Join us in the new Facebook group and meet the people who brought success to Wikipedia Education Program around the world. Discuss, collaborate and ask questions and get answers from elder program leaders and the WMF education team. We all look forward to connecting with you there!
Visit and join the new Wikipedia Education Program Facebook group.
Find other options of communicating with Wikipedia Education Program.
Wikipedia not destroying life as we know it
[edit]A study by Monash University's professor Neil Selwyn found that Wikipedia shouldn't be excluded from academia. Seven of eight students, including high-achieving students, use Wikipedia regularly, but it is not their primary reference and does not replace libraries and other online resources. Selwyn believes that universities should find ways to integrate Wikipedia into accepted student research methods as well as using their own research to contribute to Wikipedia. The author suggests that professors are forced to edit Wikipedia for a while by the Australian government in order to understand a prominent source of information they totally ignore.
Howard University Fills in Wikipedia’s Gaps in Black History
[edit]In this article, The New York Times covers the editathons held at Howard University to bridge the gap in black history. Students gathered at Howard's research center, which is one of the world's biggest information repositories for African-American history, for the editathons and utilized those resources to reinforce the black history articles on English Wikipedia. James Hare, President of Wikimedia DC, considers the stereotype of a Wikipedia editor being a 30 year-old white man who only shares the interests of men like him is what led to many gaps in the content of the free encyclopedia in the first place. In February, students and professors of Howard University exerted great efforts to narrow these gaps.
Wikipedia co-founder Jimmy Wales among 2015 Dan David Prize winners
[edit]In May, Tel Aviv University awards its Dan David Prize for 2015. Three annual prizes each of one million dollars go to "proven, exceptional and distinct excellence in the sciences, arts, and humanities that have made an outstanding contribution to humanity." On February 10, the university announced the winners of this year. Jimmy Wales, co-founder of Wikipedia, has been named for the this year's prize for information revolution for creating an encyclopedia for everyone to use and contribute to. This article in Eurekalert calls Wikipedia, an encyclopedia that nearly all internet users read, is a great achievement for humanity to appreciate.

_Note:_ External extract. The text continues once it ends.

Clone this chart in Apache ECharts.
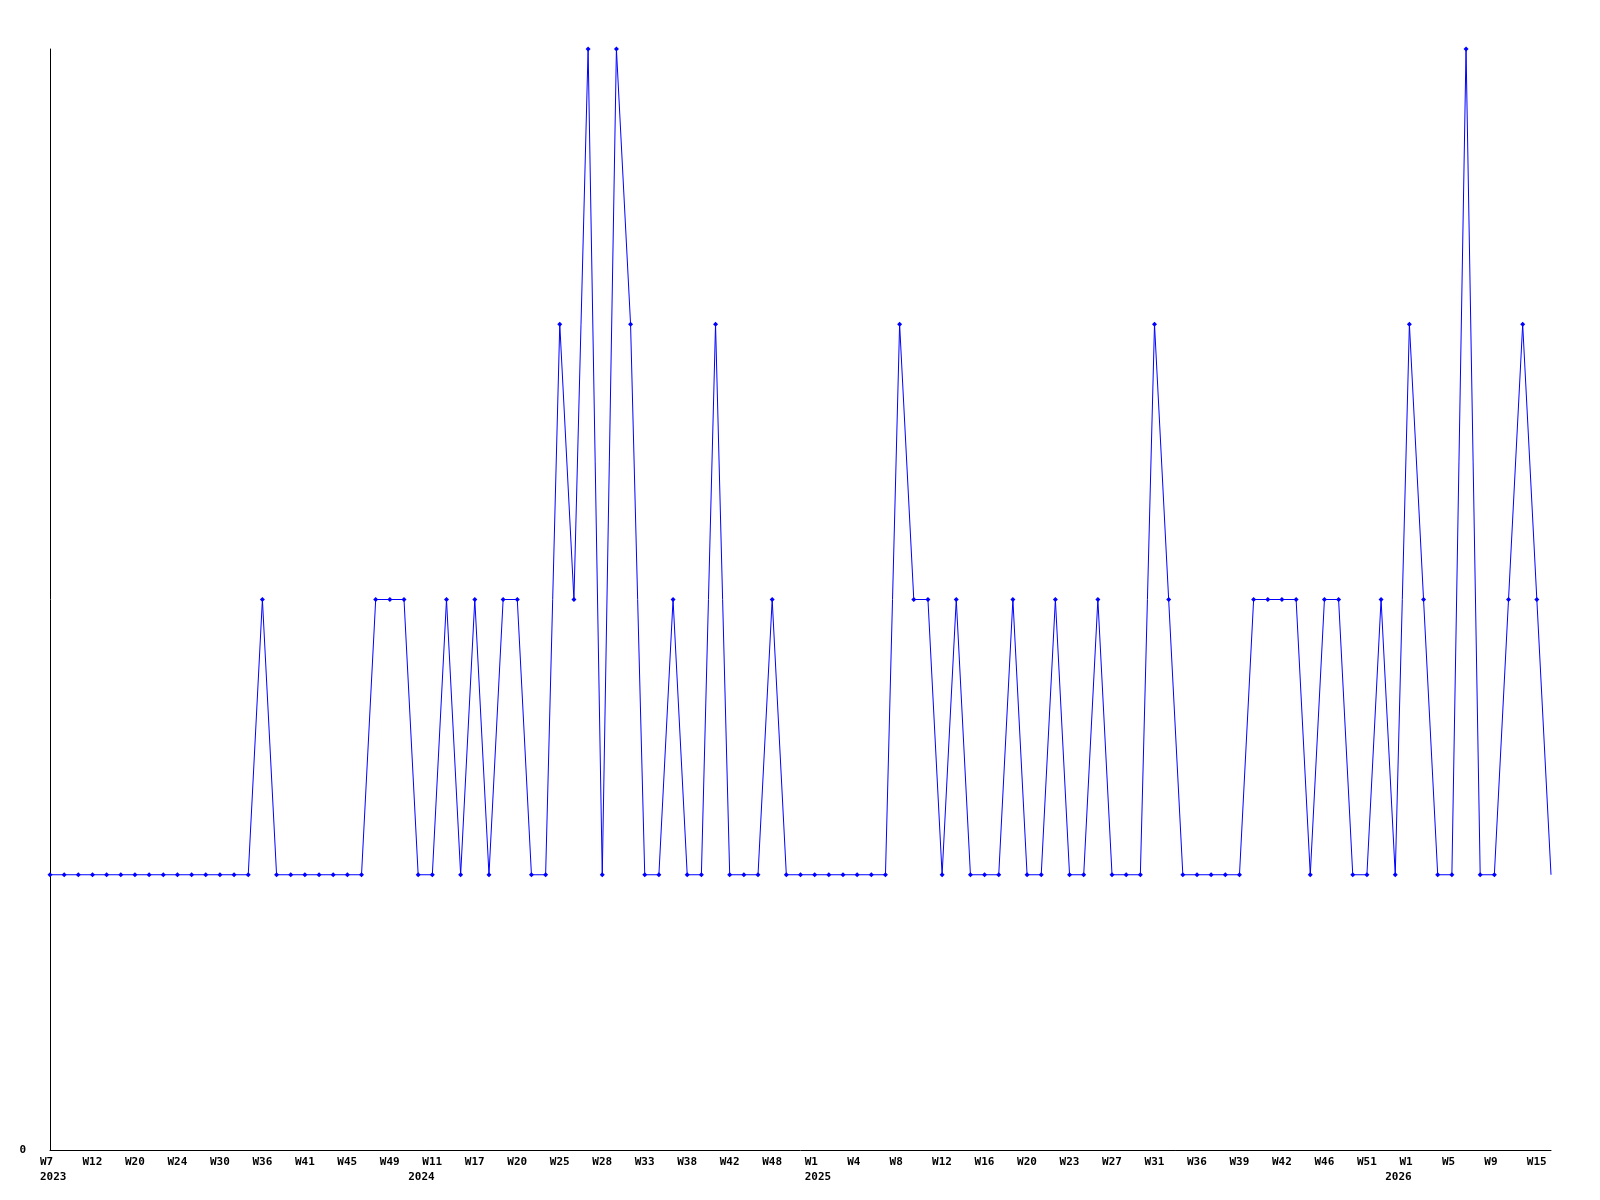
<!DOCTYPE html>
<html>
<head>
<meta charset="utf-8">
<script src="https://cdn.jsdelivr.net/npm/echarts@6/dist/echarts.min.js"></script>
<style>
html,body{margin:0;padding:0;background:#fff;}
#chart{width:1600px;height:1200px;}
</style>
</head>
<body>
<div id="chart"></div>
<script>
// Week categories (one per data point)
const weeks = [
  'W7','W9','W10','W12','W14','W17','W20','W21','W22','W24',
  'W26','W28','W30','W32','W34','W36','W38','W39','W41','W42',
  'W43','W45','W46','W47','W49','W51','W3','W11','W13','W15',
  'W17','W18','W19','W20','W22','W23','W25','W26','W27','W28',
  'W30','W31','W33','W35','W36','W38','W39','W40','W42','W44',
  'W46','W48','W50','W52','W1','W2','W3','W4','W5','W6',
  'W8','W9','W10','W12','W13','W14','W16','W17','W18','W20',
  'W21','W22','W23','W24','W25','W27','W28','W29','W31','W33',
  'W34','W36','W37','W38','W39','W40','W41','W42','W43','W44',
  'W46','W48','W49','W51','W52','W53','W1','W2','W3','W5',
  'W6','W8','W9','W11','W13','W15','W16'
];
// Year labels and the category index where each is shown
const yearLabels = ['2023','2024','2025','2026'];
const yearIndex = [0, 26, 54, 95];
// Values
const values = [
  1,1,1,1,1,1,1,1,1,1,
  1,1,1,1,1,2,1,1,1,1,
  1,1,1,2,2,2,1,1,2,1,
  2,1,2,2,1,1,3,2,4,1,
  4,3,1,1,2,1,1,3,1,1,
  1,2,1,1,1,1,1,1,1,1,
  3,2,2,1,2,1,1,1,2,1,
  1,2,1,1,2,1,1,1,3,2,
  1,1,1,1,1,2,2,2,2,1,
  2,2,1,1,2,1,3,2,1,1,
  4,1,1,2,3,2,1
];
const yTickLabels = ['0'];

const FONT = 'DejaVu Sans Mono';
const chart = echarts.init(document.getElementById('chart'), null, {renderer: 'canvas'});
chart.setOption({
  animation: false,
  backgroundColor: '#ffffff',
  grid: {left: 50, top: 49, right: 49, bottom: 50, containLabel: false},
  xAxis: {
    type: 'category',
    data: weeks,
    boundaryGap: false,
    axisLine: {show: true, lineStyle: {color: '#000', width: 1}},
    axisTick: {show: false},
    splitLine: {show: false},
    axisLabel: {
      interval: 0,
      margin: 5,
      color: '#000',
      fontFamily: FONT,
      fontWeight: 'bold',
      fontSize: 11,
      formatter: function (val, idx) {
        const w = (idx % 3 === 0) ? val : '';
        const yi = yearIndex.indexOf(idx);
        const y = yi >= 0 ? yearLabels[yi] : '';
        if (!w && !y) return '';
        return '{w|' + (w || ' ') + '}\n{w|' + (y || ' ') + '}';
      },
      rich: {
        w: {width: 20, align: 'left', lineHeight: 15, fontFamily: FONT, fontWeight: 'bold', fontSize: 11, color: '#000'}
      }
    }
  },
  yAxis: {
    type: 'value',
    min: 0,
    max: 4,
    interval: 1,
    axisLine: {show: true, lineStyle: {color: '#000', width: 1}},
    axisTick: {show: false},
    splitLine: {show: false},
    axisLabel: {
      margin: 24,
      color: '#000',
      fontFamily: FONT,
      fontWeight: 'bold',
      fontSize: 11,
      formatter: function (v) { return v === 0 ? yTickLabels[0] : ''; }
    }
  },
  series: [{
    type: 'line',
    data: values,
    lineStyle: {color: '#0000ff', width: 1},
    itemStyle: {color: '#0000ff'},
    symbol: function (v, p) { return p.dataIndex === values.length - 1 ? 'none' : 'diamond'; },
    symbolSize: 5,
    showSymbol: true,
    emphasis: {disabled: true}
  }]
});
</script>
</body>
</html>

Wikipedia editing class to build knowledge of Irish role in WWI
[edit]The Irish Times covers recent editahons organized by Wikimedia Community Ireland at the National Museum of Ireland and the National University of Ireland, Galway, which aimed at creating and developing articles about Ireland and its role in World War I. Ireland played a great role in the first World War, as around 250,000 fought there and 35,000 were killed, yet Wikipedia still lacks detailed information about this role.

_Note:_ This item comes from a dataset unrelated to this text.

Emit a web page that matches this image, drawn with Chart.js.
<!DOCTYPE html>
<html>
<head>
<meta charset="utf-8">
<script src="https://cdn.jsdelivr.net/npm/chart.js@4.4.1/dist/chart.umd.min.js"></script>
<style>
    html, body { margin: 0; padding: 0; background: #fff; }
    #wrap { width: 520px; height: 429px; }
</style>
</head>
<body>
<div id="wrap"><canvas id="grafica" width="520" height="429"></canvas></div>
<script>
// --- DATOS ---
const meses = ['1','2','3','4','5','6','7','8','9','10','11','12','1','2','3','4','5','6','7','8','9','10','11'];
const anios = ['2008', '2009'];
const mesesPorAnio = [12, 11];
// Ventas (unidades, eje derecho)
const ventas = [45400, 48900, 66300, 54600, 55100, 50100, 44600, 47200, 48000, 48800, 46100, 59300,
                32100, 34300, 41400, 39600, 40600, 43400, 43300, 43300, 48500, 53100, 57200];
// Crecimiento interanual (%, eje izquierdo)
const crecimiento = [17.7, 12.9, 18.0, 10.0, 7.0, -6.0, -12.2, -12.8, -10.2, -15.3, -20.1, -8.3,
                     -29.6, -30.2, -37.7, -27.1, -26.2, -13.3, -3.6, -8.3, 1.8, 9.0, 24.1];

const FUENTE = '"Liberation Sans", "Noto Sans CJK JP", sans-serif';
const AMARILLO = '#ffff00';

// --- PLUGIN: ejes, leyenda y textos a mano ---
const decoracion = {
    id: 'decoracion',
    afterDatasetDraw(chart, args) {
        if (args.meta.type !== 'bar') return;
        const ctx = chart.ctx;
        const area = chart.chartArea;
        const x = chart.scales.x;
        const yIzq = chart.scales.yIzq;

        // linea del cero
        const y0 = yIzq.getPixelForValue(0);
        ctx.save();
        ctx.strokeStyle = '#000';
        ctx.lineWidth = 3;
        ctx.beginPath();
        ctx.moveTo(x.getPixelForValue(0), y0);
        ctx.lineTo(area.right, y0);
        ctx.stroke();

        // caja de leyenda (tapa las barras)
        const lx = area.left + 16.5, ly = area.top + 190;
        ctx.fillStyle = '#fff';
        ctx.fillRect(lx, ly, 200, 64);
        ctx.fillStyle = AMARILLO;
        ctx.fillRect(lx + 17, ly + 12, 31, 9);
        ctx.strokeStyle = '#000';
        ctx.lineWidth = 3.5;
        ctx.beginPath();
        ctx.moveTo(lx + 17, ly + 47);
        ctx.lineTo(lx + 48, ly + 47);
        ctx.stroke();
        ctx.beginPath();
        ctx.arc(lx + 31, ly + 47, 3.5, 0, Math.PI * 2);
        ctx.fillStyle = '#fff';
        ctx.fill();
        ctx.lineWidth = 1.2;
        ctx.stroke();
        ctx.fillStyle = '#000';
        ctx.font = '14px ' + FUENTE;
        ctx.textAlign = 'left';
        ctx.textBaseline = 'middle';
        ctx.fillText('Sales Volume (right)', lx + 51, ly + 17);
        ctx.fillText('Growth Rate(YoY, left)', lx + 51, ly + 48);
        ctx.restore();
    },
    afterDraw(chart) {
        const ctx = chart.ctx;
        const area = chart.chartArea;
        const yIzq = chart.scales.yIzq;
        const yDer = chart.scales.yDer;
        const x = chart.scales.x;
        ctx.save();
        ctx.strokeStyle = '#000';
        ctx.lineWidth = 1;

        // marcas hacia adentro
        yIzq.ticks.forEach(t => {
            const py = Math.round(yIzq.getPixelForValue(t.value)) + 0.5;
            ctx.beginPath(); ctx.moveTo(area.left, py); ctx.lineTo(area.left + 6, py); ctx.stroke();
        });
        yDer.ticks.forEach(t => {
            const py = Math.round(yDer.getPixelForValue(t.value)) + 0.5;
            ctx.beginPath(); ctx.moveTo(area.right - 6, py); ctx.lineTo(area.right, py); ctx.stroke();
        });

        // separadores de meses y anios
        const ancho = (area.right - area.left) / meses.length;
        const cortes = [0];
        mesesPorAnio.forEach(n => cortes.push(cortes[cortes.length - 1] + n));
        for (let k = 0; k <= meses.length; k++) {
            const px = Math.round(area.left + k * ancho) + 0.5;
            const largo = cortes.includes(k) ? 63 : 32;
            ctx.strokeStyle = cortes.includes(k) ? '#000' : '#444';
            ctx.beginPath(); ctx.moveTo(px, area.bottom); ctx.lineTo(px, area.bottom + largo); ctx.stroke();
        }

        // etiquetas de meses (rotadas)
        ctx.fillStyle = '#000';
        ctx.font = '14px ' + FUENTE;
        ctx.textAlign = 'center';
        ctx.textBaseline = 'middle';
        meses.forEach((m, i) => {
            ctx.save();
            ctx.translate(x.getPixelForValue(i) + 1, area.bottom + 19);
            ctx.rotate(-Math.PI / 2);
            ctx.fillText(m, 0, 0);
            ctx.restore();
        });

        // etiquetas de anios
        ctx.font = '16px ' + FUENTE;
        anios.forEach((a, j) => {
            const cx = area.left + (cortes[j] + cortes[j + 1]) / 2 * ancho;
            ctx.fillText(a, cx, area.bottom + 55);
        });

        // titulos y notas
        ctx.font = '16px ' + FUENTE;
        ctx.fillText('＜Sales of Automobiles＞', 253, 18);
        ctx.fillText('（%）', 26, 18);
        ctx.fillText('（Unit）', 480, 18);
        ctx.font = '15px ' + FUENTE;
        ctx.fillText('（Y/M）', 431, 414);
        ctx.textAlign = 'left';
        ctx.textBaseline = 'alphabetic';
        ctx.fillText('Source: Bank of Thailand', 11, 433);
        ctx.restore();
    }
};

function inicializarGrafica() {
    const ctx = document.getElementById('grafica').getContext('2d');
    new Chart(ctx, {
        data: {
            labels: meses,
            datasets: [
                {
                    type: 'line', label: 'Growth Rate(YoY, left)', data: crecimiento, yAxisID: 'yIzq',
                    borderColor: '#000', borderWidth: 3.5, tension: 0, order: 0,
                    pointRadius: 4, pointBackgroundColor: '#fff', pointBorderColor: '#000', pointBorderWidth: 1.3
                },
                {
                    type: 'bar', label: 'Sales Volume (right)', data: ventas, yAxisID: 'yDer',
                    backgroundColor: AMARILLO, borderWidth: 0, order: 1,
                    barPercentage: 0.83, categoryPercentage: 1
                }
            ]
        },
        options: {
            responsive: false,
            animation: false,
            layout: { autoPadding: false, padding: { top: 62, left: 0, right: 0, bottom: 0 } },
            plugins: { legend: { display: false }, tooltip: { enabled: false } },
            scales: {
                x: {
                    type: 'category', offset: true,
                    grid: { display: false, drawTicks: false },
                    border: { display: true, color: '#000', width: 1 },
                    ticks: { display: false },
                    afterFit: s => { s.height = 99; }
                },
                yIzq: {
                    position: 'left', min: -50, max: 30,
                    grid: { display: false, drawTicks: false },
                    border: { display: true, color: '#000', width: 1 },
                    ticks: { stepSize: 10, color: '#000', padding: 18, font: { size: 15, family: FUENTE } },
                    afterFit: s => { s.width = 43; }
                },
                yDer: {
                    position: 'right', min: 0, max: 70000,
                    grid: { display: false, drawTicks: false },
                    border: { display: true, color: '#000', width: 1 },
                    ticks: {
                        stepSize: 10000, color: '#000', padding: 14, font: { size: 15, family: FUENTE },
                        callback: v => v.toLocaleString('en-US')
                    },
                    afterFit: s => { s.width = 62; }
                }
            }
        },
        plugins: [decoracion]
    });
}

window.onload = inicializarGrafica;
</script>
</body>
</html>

College of Arts and Architecture to host ‘Edit-a-Thon’ to improve Wikipedia Cove
[edit]Saturday March 7, 2015 from 12 PM to 5 PM, the College of Arts and Architecture will be holding an editathon for scholars, educators and artists aiming at increasing gender diversity on Wikipedia by adding more content about women. The event is scheduled to synchronize with the International Women’s Day weekend, March 7–8, in New York City. The editathon will be coordinated by Karen Keifer-Boyd, a professor of art education and women’s studies, who believes that these efforts are complementing earlier efforts made in the 1970s to acknowledge women's participation in making history.